Interactive Comparison
8. Roofline Model
A roofline model plots achievable throughput against operational intensity. It answers: is this workload bottlenecked by compute or by memory?
Hardware Ceilings
| Parameter | Value | Source |
|---|---|---|
| Theoretical DRAM BW | 42.6 GB/s | DDR4-2660 × 2 channels × 8 bytes |
| Practical DRAM BW | 30–35 GB/s | DRAM refresh, page conflicts, bus turnaround |
| Peak compute (bitwise) | ~288 Gops/s | 2 AVX2 ports × 32 bytes × ~4.5 GHz |
The practical ceiling is not a WSL2 artifact — it's a property of the DDR4 memory controller itself. Bare-metal Linux would hit the same wall.
The Write-Allocate Arrow
The gray arrow on the chart shows the +26% jump from application-visible throughput (23 GB/s) to actual DRAM throughput (29 GB/s). This is the Read-For-Ownership tax. By plotting the corrected point, we show that eval AVX2 is hitting 85–90% of the practical ceiling. The code isn't "slow" — it's saturating the hardware.

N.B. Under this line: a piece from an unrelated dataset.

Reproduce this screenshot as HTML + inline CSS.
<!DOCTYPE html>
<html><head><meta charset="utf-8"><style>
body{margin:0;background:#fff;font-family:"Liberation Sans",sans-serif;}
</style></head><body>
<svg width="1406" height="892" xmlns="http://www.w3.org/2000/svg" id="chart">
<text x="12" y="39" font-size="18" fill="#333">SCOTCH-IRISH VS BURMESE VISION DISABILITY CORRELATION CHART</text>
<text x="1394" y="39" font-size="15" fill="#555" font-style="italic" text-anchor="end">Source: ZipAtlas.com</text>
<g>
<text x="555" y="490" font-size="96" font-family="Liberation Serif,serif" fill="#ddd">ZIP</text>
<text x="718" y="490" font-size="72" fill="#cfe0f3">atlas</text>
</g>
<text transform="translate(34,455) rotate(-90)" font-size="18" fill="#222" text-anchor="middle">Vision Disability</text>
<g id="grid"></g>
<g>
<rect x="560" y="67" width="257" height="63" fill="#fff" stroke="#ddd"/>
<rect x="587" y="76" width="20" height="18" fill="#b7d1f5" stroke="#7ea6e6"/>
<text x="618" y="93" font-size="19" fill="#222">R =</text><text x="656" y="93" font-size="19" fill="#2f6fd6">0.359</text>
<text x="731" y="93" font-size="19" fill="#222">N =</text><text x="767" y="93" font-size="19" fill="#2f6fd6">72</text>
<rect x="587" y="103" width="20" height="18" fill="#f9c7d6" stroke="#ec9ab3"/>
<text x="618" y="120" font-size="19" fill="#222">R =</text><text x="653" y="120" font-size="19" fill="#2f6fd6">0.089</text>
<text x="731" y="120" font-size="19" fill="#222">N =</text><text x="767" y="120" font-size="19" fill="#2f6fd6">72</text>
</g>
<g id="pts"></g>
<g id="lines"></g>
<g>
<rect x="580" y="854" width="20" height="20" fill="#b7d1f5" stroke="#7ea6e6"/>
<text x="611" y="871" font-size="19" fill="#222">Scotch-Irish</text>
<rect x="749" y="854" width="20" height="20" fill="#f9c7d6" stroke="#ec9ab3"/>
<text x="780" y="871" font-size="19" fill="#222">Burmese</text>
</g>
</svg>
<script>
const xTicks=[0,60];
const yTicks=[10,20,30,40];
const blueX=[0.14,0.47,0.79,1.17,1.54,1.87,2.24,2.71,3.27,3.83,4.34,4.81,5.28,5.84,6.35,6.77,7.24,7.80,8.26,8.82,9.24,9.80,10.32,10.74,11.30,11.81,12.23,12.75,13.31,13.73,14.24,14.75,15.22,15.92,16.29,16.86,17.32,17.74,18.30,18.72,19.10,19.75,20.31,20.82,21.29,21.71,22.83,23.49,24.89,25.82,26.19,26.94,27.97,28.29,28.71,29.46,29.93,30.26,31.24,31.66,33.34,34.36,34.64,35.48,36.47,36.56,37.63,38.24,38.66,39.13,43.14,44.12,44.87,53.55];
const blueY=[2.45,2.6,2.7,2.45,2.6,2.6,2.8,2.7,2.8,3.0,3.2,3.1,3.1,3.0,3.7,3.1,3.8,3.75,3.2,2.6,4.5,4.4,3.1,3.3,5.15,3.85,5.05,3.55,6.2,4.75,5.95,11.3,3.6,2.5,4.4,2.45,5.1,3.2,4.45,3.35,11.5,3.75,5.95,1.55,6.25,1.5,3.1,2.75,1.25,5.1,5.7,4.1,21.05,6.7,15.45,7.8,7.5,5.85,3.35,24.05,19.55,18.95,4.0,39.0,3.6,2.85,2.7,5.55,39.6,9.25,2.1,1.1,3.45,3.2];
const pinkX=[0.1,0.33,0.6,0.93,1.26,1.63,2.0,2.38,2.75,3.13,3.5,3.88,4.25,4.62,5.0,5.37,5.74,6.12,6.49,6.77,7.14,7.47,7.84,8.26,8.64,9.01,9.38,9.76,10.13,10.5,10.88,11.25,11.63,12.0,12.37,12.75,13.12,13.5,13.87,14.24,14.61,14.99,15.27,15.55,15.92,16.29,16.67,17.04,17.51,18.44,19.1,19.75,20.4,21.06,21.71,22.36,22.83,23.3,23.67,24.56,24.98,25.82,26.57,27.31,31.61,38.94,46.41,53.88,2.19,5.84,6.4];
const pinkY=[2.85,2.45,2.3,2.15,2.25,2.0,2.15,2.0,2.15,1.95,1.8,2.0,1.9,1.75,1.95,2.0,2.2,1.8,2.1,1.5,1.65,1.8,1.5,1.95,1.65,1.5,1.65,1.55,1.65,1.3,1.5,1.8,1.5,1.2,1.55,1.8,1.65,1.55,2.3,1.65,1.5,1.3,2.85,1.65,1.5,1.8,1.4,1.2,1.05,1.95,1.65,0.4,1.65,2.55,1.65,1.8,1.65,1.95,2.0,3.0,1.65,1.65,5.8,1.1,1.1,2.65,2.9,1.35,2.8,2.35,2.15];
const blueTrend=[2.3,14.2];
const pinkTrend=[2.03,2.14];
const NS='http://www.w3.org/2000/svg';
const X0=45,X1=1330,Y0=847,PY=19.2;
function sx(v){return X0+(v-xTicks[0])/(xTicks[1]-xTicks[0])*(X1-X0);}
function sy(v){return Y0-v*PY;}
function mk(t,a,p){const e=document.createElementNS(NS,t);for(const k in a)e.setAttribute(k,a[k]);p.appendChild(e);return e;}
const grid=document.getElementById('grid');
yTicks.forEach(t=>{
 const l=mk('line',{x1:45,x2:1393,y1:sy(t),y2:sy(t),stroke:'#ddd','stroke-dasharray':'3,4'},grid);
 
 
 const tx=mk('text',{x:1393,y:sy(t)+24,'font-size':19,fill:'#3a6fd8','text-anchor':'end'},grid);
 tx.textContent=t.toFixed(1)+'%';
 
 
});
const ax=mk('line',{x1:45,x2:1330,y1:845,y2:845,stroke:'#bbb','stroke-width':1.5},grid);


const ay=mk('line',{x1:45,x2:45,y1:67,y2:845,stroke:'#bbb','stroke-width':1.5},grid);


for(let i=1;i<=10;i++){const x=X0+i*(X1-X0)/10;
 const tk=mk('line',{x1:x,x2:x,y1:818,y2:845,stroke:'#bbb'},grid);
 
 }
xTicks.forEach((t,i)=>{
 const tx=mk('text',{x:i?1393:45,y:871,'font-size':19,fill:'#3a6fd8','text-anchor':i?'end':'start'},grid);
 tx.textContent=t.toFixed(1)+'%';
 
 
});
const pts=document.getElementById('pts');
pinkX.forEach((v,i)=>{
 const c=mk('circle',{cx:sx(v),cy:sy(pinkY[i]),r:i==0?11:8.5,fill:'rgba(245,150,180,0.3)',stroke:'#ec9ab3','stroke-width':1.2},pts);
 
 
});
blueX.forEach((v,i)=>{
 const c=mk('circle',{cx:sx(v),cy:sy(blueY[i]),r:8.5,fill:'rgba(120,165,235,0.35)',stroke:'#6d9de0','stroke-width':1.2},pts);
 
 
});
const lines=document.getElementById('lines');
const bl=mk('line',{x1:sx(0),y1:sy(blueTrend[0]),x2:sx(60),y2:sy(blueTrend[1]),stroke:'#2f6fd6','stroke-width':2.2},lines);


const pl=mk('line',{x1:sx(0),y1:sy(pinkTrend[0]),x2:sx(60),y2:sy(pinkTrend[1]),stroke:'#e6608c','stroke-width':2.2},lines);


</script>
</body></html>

9. What This Means for CPU Architecture
This project demonstrates five skills directly relevant to CPU architecture and systems programming:
- Bottleneck identification. The workload is memory-bound. No amount of SIMD cleverness pushes eval past ~29 GB/s on this hardware. Knowing this prevents wasted optimization effort.
- Write-allocate awareness. Most developers report application-level GB/s and never realize the bus carries 26% more traffic. Understanding hidden RFO traffic explains why eval can't scale with threads.
-
Knowing when to stop. Scalar C++ at
-O3already reaches the memory wall. The "optimization" is proving no further optimization is possible. - Knowing when threading helps. Popcount scales because a single thread can't saturate read-only bandwidth. Eval doesn't because write-allocate pushes one thread to the ceiling. Same hardware, opposite conclusions — the difference is the memory access pattern.
- Cross-platform SIMD. The same boolean query runs on AVX2 (x86) and SVE (ARM), with CI proving correctness on both via cross-compilation and QEMU emulation. The SVE path uses predicated loops that adapt to any hardware vector width.